++++ INFORMATION SHOWN

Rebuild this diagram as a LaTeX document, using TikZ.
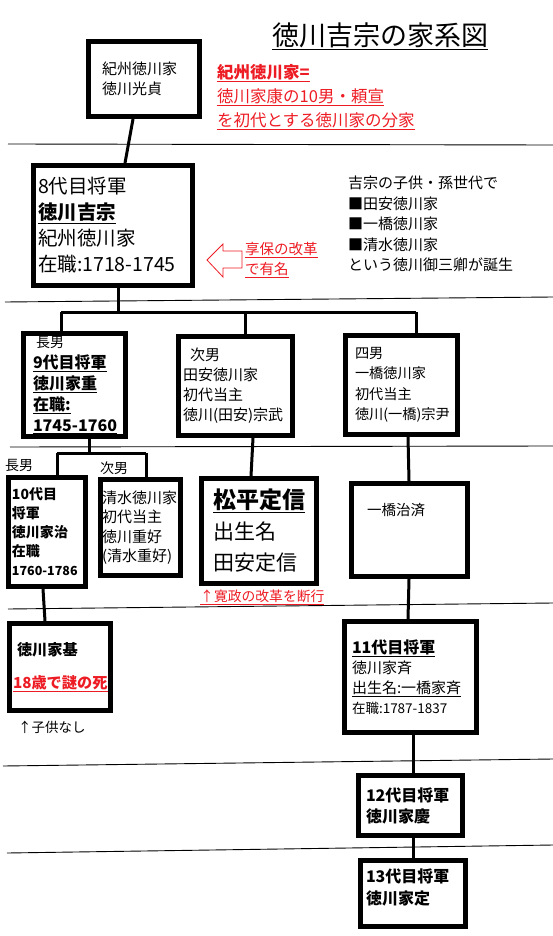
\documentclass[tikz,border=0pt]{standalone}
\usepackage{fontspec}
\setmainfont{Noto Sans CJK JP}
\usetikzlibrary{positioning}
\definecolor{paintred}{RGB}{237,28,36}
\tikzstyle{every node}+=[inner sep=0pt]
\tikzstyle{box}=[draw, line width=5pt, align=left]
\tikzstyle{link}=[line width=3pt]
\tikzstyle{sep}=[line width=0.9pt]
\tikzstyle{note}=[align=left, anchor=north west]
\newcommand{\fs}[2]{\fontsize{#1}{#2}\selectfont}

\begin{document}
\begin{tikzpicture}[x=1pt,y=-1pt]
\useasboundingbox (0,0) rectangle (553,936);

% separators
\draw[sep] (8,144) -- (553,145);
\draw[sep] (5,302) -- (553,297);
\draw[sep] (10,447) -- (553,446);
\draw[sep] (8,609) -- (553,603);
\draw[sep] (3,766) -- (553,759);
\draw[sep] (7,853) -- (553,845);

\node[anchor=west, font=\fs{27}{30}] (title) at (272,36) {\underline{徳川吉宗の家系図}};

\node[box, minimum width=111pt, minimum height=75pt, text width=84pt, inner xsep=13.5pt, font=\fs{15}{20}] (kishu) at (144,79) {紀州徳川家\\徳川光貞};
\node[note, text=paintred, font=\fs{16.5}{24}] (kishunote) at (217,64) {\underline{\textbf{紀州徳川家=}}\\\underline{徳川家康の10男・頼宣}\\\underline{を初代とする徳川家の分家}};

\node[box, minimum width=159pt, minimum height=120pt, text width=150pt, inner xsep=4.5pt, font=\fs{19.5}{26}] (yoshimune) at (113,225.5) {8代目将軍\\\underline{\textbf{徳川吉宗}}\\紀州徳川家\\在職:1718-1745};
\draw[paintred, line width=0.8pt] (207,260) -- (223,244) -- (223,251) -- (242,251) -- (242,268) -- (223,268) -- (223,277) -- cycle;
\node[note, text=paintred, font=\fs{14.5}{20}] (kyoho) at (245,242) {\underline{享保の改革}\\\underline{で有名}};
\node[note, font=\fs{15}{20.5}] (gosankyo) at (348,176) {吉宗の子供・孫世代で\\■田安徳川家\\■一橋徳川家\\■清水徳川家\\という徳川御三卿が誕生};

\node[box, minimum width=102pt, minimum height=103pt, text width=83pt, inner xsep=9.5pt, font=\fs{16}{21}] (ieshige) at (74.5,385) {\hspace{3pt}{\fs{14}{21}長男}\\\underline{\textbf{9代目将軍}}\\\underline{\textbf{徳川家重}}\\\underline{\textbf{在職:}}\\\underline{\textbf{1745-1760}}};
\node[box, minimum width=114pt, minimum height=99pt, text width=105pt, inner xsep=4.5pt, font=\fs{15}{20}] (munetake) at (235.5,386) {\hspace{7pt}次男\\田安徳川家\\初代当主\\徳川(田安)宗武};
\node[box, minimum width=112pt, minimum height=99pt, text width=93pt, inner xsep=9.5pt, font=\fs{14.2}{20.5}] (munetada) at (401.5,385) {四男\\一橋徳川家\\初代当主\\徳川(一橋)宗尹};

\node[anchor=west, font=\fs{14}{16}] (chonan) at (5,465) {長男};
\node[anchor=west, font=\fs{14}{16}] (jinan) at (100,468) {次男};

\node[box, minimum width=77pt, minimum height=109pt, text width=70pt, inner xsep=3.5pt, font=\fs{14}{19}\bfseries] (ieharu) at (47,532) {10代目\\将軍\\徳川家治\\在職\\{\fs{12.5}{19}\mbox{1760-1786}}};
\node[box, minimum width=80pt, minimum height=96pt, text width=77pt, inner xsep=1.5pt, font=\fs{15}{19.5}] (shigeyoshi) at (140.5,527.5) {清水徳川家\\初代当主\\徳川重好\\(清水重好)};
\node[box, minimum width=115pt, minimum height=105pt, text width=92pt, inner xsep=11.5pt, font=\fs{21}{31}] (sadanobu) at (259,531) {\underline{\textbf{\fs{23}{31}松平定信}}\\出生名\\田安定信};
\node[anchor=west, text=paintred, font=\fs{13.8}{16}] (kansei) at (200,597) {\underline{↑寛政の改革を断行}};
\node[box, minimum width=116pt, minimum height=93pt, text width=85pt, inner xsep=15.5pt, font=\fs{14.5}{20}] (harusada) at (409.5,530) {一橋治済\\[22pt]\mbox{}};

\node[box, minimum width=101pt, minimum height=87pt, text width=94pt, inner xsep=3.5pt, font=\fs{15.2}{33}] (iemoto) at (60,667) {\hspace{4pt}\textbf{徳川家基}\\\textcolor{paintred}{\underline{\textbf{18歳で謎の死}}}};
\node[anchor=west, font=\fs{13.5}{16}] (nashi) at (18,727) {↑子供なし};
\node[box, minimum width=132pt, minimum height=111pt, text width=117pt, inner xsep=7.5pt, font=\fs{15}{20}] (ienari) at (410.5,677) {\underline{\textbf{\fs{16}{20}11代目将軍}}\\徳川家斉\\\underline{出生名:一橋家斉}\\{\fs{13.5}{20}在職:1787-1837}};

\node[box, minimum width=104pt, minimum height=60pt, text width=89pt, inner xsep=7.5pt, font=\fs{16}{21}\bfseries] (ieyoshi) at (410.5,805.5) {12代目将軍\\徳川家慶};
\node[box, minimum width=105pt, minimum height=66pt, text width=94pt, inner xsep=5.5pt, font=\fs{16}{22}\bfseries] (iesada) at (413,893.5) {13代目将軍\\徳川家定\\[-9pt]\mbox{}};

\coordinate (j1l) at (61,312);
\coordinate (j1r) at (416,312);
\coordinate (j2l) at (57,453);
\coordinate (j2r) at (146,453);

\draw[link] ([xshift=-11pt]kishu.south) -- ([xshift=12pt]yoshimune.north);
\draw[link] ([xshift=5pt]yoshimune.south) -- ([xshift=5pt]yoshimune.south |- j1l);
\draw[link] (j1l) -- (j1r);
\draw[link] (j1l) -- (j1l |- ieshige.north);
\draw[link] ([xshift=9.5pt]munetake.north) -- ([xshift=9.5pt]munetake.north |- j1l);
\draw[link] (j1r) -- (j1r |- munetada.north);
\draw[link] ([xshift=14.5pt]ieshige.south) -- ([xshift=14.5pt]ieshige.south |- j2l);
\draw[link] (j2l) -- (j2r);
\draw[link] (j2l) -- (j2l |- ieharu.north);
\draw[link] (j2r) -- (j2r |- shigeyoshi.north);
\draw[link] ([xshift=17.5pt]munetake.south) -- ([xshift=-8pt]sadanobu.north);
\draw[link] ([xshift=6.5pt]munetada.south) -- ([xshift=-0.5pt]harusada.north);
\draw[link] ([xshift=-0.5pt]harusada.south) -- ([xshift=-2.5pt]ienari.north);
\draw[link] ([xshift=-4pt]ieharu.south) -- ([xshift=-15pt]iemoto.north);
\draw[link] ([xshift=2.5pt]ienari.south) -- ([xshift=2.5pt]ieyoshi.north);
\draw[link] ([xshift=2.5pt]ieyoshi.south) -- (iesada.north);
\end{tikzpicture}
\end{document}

++++++++

TASK OBJECTIVE: Repeat only the lines from the beginning of the material through the line containing "(gosankyo) at (348,176)", both ends kept, leaving pictures out.

TASK RESULT:
Rebuild this diagram as a LaTeX document, using TikZ.
\documentclass[tikz,border=0pt]{standalone}
\usepackage{fontspec}
\setmainfont{Noto Sans CJK JP}
\usetikzlibrary{positioning}
\definecolor{paintred}{RGB}{237,28,36}
\tikzstyle{every node}+=[inner sep=0pt]
\tikzstyle{box}=[draw, line width=5pt, align=left]
\tikzstyle{link}=[line width=3pt]
\tikzstyle{sep}=[line width=0.9pt]
\tikzstyle{note}=[align=left, anchor=north west]
\newcommand{\fs}[2]{\fontsize{#1}{#2}\selectfont}

\begin{document}
\begin{tikzpicture}[x=1pt,y=-1pt]
\useasboundingbox (0,0) rectangle (553,936);

% separators
\draw[sep] (8,144) -- (553,145);
\draw[sep] (5,302) -- (553,297);
\draw[sep] (10,447) -- (553,446);
\draw[sep] (8,609) -- (553,603);
\draw[sep] (3,766) -- (553,759);
\draw[sep] (7,853) -- (553,845);

\node[anchor=west, font=\fs{27}{30}] (title) at (272,36) {\underline{徳川吉宗の家系図}};

\node[box, minimum width=111pt, minimum height=75pt, text width=84pt, inner xsep=13.5pt, font=\fs{15}{20}] (kishu) at (144,79) {紀州徳川家\\徳川光貞};
\node[note, text=paintred, font=\fs{16.5}{24}] (kishunote) at (217,64) {\underline{\textbf{紀州徳川家=}}\\\underline{徳川家康の10男・頼宣}\\\underline{を初代とする徳川家の分家}};

\node[box, minimum width=159pt, minimum height=120pt, text width=150pt, inner xsep=4.5pt, font=\fs{19.5}{26}] (yoshimune) at (113,225.5) {8代目将軍\\\underline{\textbf{徳川吉宗}}\\紀州徳川家\\在職:1718-1745};
\draw[paintred, line width=0.8pt] (207,260) -- (223,244) -- (223,251) -- (242,251) -- (242,268) -- (223,268) -- (223,277) -- cycle;
\node[note, text=paintred, font=\fs{14.5}{20}] (kyoho) at (245,242) {\underline{享保の改革}\\\underline{で有名}};
\node[note, font=\fs{15}{20.5}] (gosankyo) at (348,176) {吉宗の子供・孫世代で\\■田安徳川家\\■一橋徳川家\\■清水徳川家\\という徳川御三卿が誕生};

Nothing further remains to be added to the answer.